The basis is the difference between the spot price of an asset and its futures price. In crypto, perpetual futures typically trade at a premium to spot during bullish periods because leveraged traders are willing to pay a premium for long exposure. The basis trade captures this premium by simultaneously buying spot and shorting futures. As the premium converges (through funding rate payments in perpetuals, or at expiry for dated futures), the trader profits from the spread without exposure to the asset's price direction. This strategy has been used in traditional finance for decades and has become increasingly popular in crypto due to the persistently high funding rates driven by speculative demand for leverage. The basis trade is essentially a bet on market structure rather than price direction.
Funding Rate Mechanics
Perpetual futures use funding rates to keep their price aligned with spot. When the perp price exceeds spot (positive funding), long holders pay short holders periodically, typically every 8 hours. When the perp is below spot (negative funding), shorts pay longs. During bullish markets, funding rates are consistently positive as demand for leveraged long positions drives perps above spot. A basis trader who is short perpetuals receives these funding payments while their long spot position offsets any price movement. The annualized yield from funding rates varies dramatically with market conditions but has historically averaged 10-20% during moderately bullish periods. Funding rates are not fixed and can change direction, which is the primary risk for basis traders.
DeFi Implementation
Implementing basis trades in DeFi involves holding spot crypto (potentially staked or in a lending protocol for additional yield) and shorting the same asset on a perpetual DEX. Popular DEXs for the short leg include GMX on Arbitrum, dYdX, Drift on Solana, and Hyperliquid. The spot leg can be held as native tokens, deposited in lending protocols, or staked for additional returns. Some protocols automate the entire strategy: Ethena's USDe stablecoin essentially runs a basis trade at the protocol level, backing its stablecoin with staked ETH and short ETH perp positions. The sUSDe yield reflects the combined staking and funding rate returns. Automated basis trade vaults abstract away the complexity of position management, rebalancing, and funding rate collection.
Risks and Considerations
The basis trade's primary risk is funding rate reversal. During bear markets or periods of high short interest, funding rates can turn negative, meaning the short position costs money instead of generating yield. If this persists, the strategy loses money. Liquidation risk on the short leg requires adequate margin maintenance; a rapid price spike can liquidate the short position before the trader can add margin, breaking the hedge and creating unhedged spot exposure at an unfavorable price. Exchange risk matters because the short position is held on a centralized or decentralized exchange that could face exploits or insolvency. Correlation risk arises if the spot and futures prices diverge unexpectedly. Execution risk includes the costs of opening, managing, and closing positions across multiple venues. Despite these risks, the basis trade remains one of the most reliable market-neutral yield strategies in crypto when properly managed and sized conservatively.

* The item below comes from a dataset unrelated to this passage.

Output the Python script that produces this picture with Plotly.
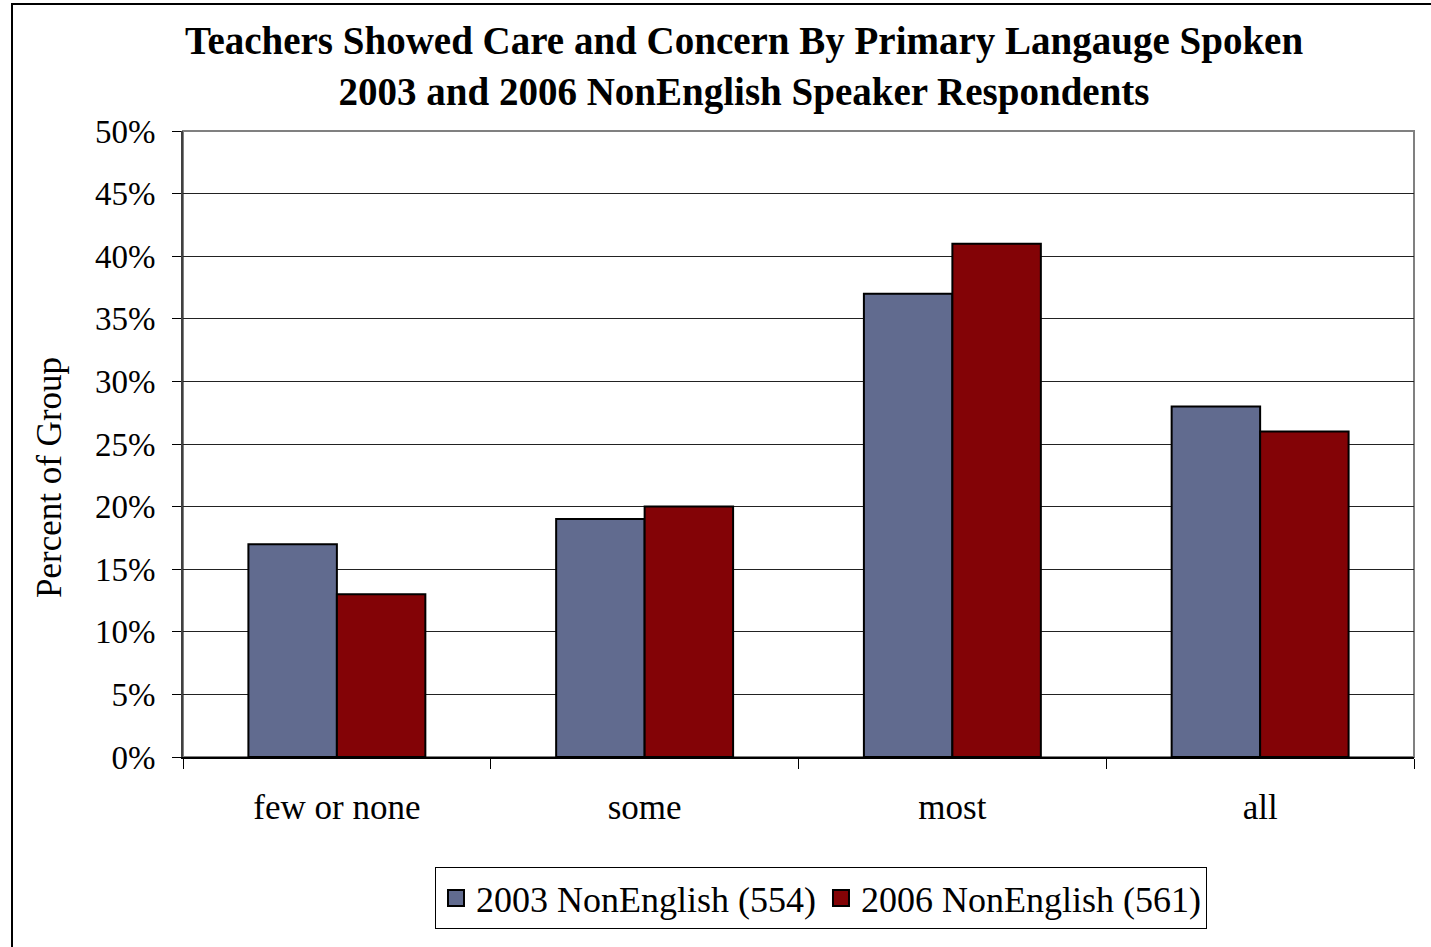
import plotly.graph_objects as go

categories = ["few or none", "some", "most", "all"]
series_2003 = [17, 19, 37, 28]
series_2006 = [13, 20, 41, 26]
name_2003 = "2003 NonEnglish (554)"
name_2006 = "2006 NonEnglish (561)"
color_2003 = "#616B8F"
color_2006 = "#830306"
y_ticks = [0, 5, 10, 15, 20, 25, 30, 35, 40, 45, 50]
y_tick_labels = [f"{v}%" for v in y_ticks]

W, H = 1431, 947
L, R, T, B = 183, 17, 131, 190
pw, ph = W - L - R, H - T - B

FONT = "Liberation Serif"

fig = go.Figure()
fig.add_bar(x=categories, y=series_2003, name=name_2003, showlegend=False,
            marker=dict(color=color_2003, line=dict(color="black", width=2)))
fig.add_bar(x=categories, y=series_2006, name=name_2006, showlegend=False,
            marker=dict(color=color_2006, line=dict(color="black", width=2)))
# legend entries with larger square swatches
for nm, col in [(name_2003, color_2003), (name_2006, color_2006)]:
    fig.add_scatter(x=[None], y=[None], mode="markers", name=nm,
                    marker=dict(symbol="square", size=19, color=col,
                                line=dict(color="black", width=2)))

fig.update_layout(
    width=W, height=H,
    margin=dict(l=L, r=R, t=T, b=B, autoexpand=False),
    paper_bgcolor="white", plot_bgcolor="white",
    barmode="group", bargap=0.425, bargroupgap=0,
    font=dict(family=FONT, color="black", size=33),
    showlegend=True,
    legend=dict(orientation="h", xanchor="center", yanchor="top",
                x=(821 - L) / pw, y=(T + ph - 867) / ph,
                bordercolor="black", borderwidth=1,
                font=dict(size=36, family=FONT), itemwidth=30,
                traceorder="normal", tracegroupgap=0),
    annotations=[
        dict(text="<b>Teachers Showed Care and Concern By Primary Langauge Spoken</b><br><b>2003 and 2006 NonEnglish Speaker Respondents</b>",
             xref="paper", yref="paper", x=(744 - L) / pw, y=(T + ph - 17) / ph,
             xanchor="center", yanchor="top", showarrow=False,
             font=dict(size=39, family=FONT), align="center"),
        dict(text="Percent of Group", textangle=-90,
             xref="paper", yref="paper", x=(50 - L) / pw, y=(T + ph - 478) / ph,
             xanchor="center", yanchor="middle", showarrow=False,
             font=dict(size=35, family=FONT)),
    ],
    shapes=[
        dict(type="rect", xref="paper", yref="paper", x0=0, x1=1, y0=0, y1=1,
             line=dict(color="#808080", width=2), layer="below"),
        dict(type="rect", xref="paper", yref="paper",
             x0=(12 - L) / pw, x1=(W + 20 - L) / pw,
             y0=(T + ph - (H + 20)) / ph, y1=(T + ph - 4) / ph,
             line=dict(color="black", width=2)),
    ],
)

fig.update_xaxes(
    showline=True, linecolor="black", linewidth=2,
    ticks="outside", tickson="boundaries", ticklen=10, tickcolor="black", tickwidth=1,
    showgrid=False, tickfont=dict(size=35, family=FONT), ticklabelstandoff=18,
)
fig.update_yaxes(
    range=[0, 50], tickvals=y_ticks, ticktext=y_tick_labels,
    showline=True, linecolor="#404040", linewidth=2,
    ticks="outside", ticklen=9, tickcolor="black", tickwidth=1,
    showgrid=True, gridcolor="#222222", gridwidth=1,
    tickfont=dict(size=33, family=FONT), ticklabelstandoff=10,
    zeroline=False,
)

fig.write_html("out.html", config={"displayModeBar": False},
               post_script="document.body.style.margin='0px';")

Frequently Asked Questions
How much can you earn from basis trades?
Annualized returns typically range from 5-30% depending on market sentiment. During bull markets with high leverage demand, funding rates can produce yields exceeding 20% APY. During neutral or bearish periods, yields compress to 5-10% or may become negative.
Is the basis trade market-neutral?
Yes, when properly hedged. The long spot position and short futures position cancel out price exposure, leaving only the basis/funding rate as the return source. However, imperfect hedging or liquidation of the short leg can introduce directional exposure.
Can I do basis trades entirely on-chain?
Yes, using DeFi perpetual exchanges like GMX, dYdX, or Drift for the short leg and spot holding or lending for the long leg. Protocols like Ethena (USDe) automate this strategy at the protocol level.